## INSTRUCTION:
Can you transcribe the data exactly? Leave the pictures out.

★ ★ ★ ★

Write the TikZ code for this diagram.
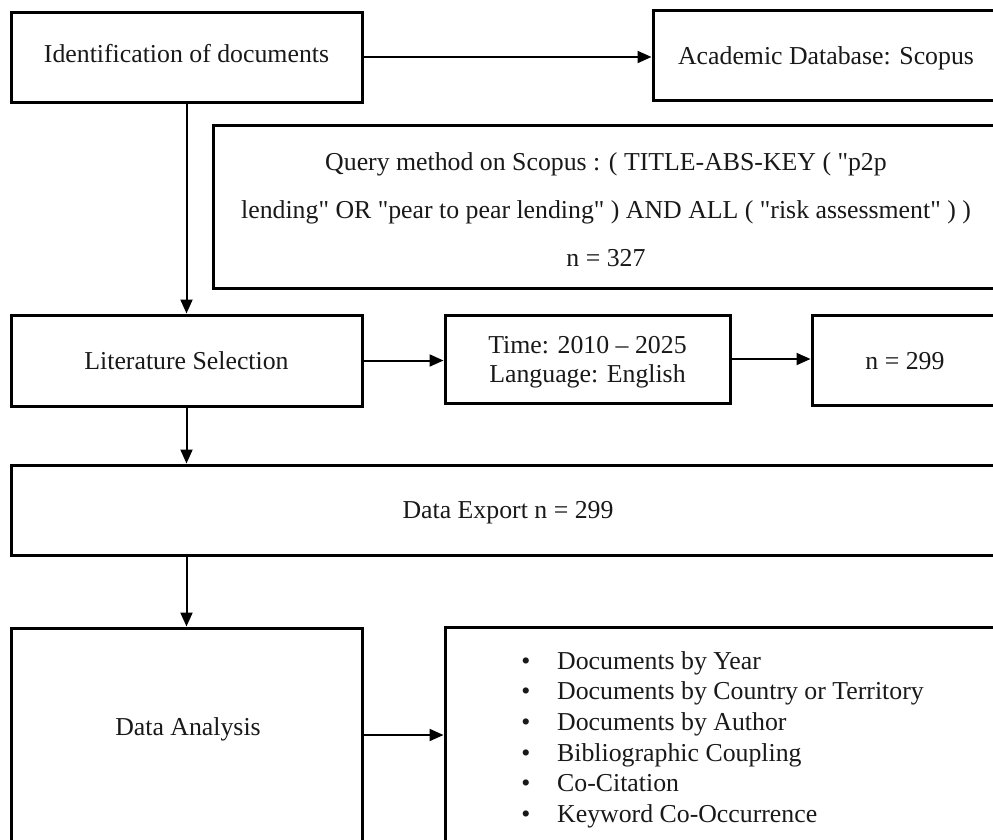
\documentclass[tikz,border=0pt]{standalone}
\usepackage{fontspec}
\setmainfont{Liberation Serif}[Ligatures=TeXOff]
\usetikzlibrary{arrows.meta}
\begin{document}
\begin{tikzpicture}[x=1pt,y=-1pt,
  box/.style={draw, line width=3pt, inner sep=0pt},
  lbl/.style={inner sep=0pt, anchor=base, text=black!90, font=\fontsize{25.8}{30}\selectfont},
  conn/.style={line width=2pt, -{Triangle[length=14pt,width=12pt]}}]
\useasboundingbox (0,0) rectangle (993,839);
\fill[white] (0,0) rectangle (993,839);
\clip (0,0) rectangle (993,839);

% boxes
\node[box, minimum width=351pt, minimum height=90pt]  (ident)  at (186.5,57)  {};
\node[box, minimum width=346pt, minimum height=90pt]  (scopus) at (826,55)    {};
\node[box, minimum width=782pt, minimum height=163pt] (query)  at (604,206.5) {};
\node[box, minimum width=351pt, minimum height=91pt]  (lit)    at (186.5,360.5) {};
\node[box, minimum width=285pt, minimum height=88pt]  (time)   at (587.5,359) {};
\node[box, minimum width=186pt, minimum height=90pt]  (nbox)   at (905,360)   {};
\node[box, minimum width=994pt, minimum height=90pt]  (export) at (508,510)   {};
\node[box, minimum width=351pt, minimum height=214pt] (anal)   at (186.5,735) {};
\node[box, minimum width=555pt, minimum height=253pt] (list)   at (722.5,753.5) {};

% texts
\node[lbl] (identT)  at (186.5,62) {Identification of documents};
\node[lbl] (scopusT) at (826,64)   {Academic Database: Scopus};
\node[lbl] (q1) at (606,170) {Query method on Scopus : ( TITLE-ABS-KEY ( "p2p};
\node[lbl] (q2) at (606,218) {lending" OR "pear to pear lending" ) AND ALL ( "risk assessment" ) )};
\node[lbl] (q3) at (606,266) {n = 327};
\node[lbl] (litT)  at (186.5,369) {Literature Selection};
\node[lbl] (t1)    at (587.5,353) {Time: 2010 – 2025};
\node[lbl] (t2)    at (587.5,382) {Language: English};
\node[lbl] (nT)    at (905,369)   {n = 299};
\node[lbl] (expT)  at (508,518)   {Data Export n = 299};
\node[lbl] (analT) at (188,735)   {Data Analysis};
\foreach \t [count=\i] in {Documents by Year, Documents by Country or Territory, Documents by Author, Bibliographic Coupling, Co-Citation, Keyword Co-Occurrence}{
  \node[lbl] (bul\i) at (526,{669+30.7*(\i-1)}) {•};
  \node[lbl, anchor=base west] (item\i) at (557,{669+30.7*(\i-1)}) {\t};
}

% connectors
\draw[conn] (ident.east) -- (ident.east -| scopus.west);
\draw[conn] (ident.south) -- (lit.north);
\draw[conn] (lit.east) -- (lit.east -| time.west);
\draw[conn] (time.east) -- (time.east -| nbox.west);
\draw[conn] (lit.south) -- (lit.south |- export.north);
\draw[conn] (lit.south |- export.south) -- (anal.north);
\draw[conn] (anal.east) -- (anal.east -| list.west);
\end{tikzpicture}
\end{document}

★ ★ ★ ★

## WRITTEN ANSWER:
Write the TikZ code for this diagram.
\documentclass[tikz,border=0pt]{standalone}
\usepackage{fontspec}
\setmainfont{Liberation Serif}[Ligatures=TeXOff]
\usetikzlibrary{arrows.meta}
\begin{document}
\begin{tikzpicture}[x=1pt,y=-1pt,
  box/.style={draw, line width=3pt, inner sep=0pt},
  lbl/.style={inner sep=0pt, anchor=base, text=black!90, font=\fontsize{25.8}{30}\selectfont},
  conn/.style={line width=2pt, -{Triangle[length=14pt,width=12pt]}}]
\useasboundingbox (0,0) rectangle (993,839);
\fill[white] (0,0) rectangle (993,839);
\clip (0,0) rectangle (993,839);

% boxes
\node[box, minimum width=351pt, minimum height=90pt]  (ident)  at (186.5,57)  {};
\node[box, minimum width=346pt, minimum height=90pt]  (scopus) at (826,55)    {};
\node[box, minimum width=782pt, minimum height=163pt] (query)  at (604,206.5) {};
\node[box, minimum width=351pt, minimum height=91pt]  (lit)    at (186.5,360.5) {};
\node[box, minimum width=285pt, minimum height=88pt]  (time)   at (587.5,359) {};
\node[box, minimum width=186pt, minimum height=90pt]  (nbox)   at (905,360)   {};
\node[box, minimum width=994pt, minimum height=90pt]  (export) at (508,510)   {};
\node[box, minimum width=351pt, minimum height=214pt] (anal)   at (186.5,735) {};
\node[box, minimum width=555pt, minimum height=253pt] (list)   at (722.5,753.5) {};

% texts
\node[lbl] (identT)  at (186.5,62) {Identification of documents};
\node[lbl] (scopusT) at (826,64)   {Academic Database: Scopus};
\node[lbl] (q1) at (606,170) {Query method on Scopus : ( TITLE-ABS-KEY ( "p2p};
\node[lbl] (q2) at (606,218) {lending" OR "pear to pear lending" ) AND ALL ( "risk assessment" ) )};
\node[lbl] (q3) at (606,266) {n = 327};
\node[lbl] (litT)  at (186.5,369) {Literature Selection};
\node[lbl] (t1)    at (587.5,353) {Time: 2010 – 2025};
\node[lbl] (t2)    at (587.5,382) {Language: English};
\node[lbl] (nT)    at (905,369)   {n = 299};
\node[lbl] (expT)  at (508,518)   {Data Export n = 299};
\node[lbl] (analT) at (188,735)   {Data Analysis};
\foreach \t [count=\i] in {Documents by Year, Documents by Country or Territory, Documents by Author, Bibliographic Coupling, Co-Citation, Keyword Co-Occurrence}{
  \node[lbl] (bul\i) at (526,{669+30.7*(\i-1)}) {•};
  \node[lbl, anchor=base west] (item\i) at (557,{669+30.7*(\i-1)}) {\t};
}

% connectors
\draw[conn] (ident.east) -- (ident.east -| scopus.west);
\draw[conn] (ident.south) -- (lit.north);
\draw[conn] (lit.east) -- (lit.east -| time.west);
\draw[conn] (time.east) -- (time.east -| nbox.west);
\draw[conn] (lit.south) -- (lit.south |- export.north);
\draw[conn] (lit.south |- export.south) -- (anal.north);
\draw[conn] (anal.east) -- (anal.east -| list.west);
\end{tikzpicture}
\end{document}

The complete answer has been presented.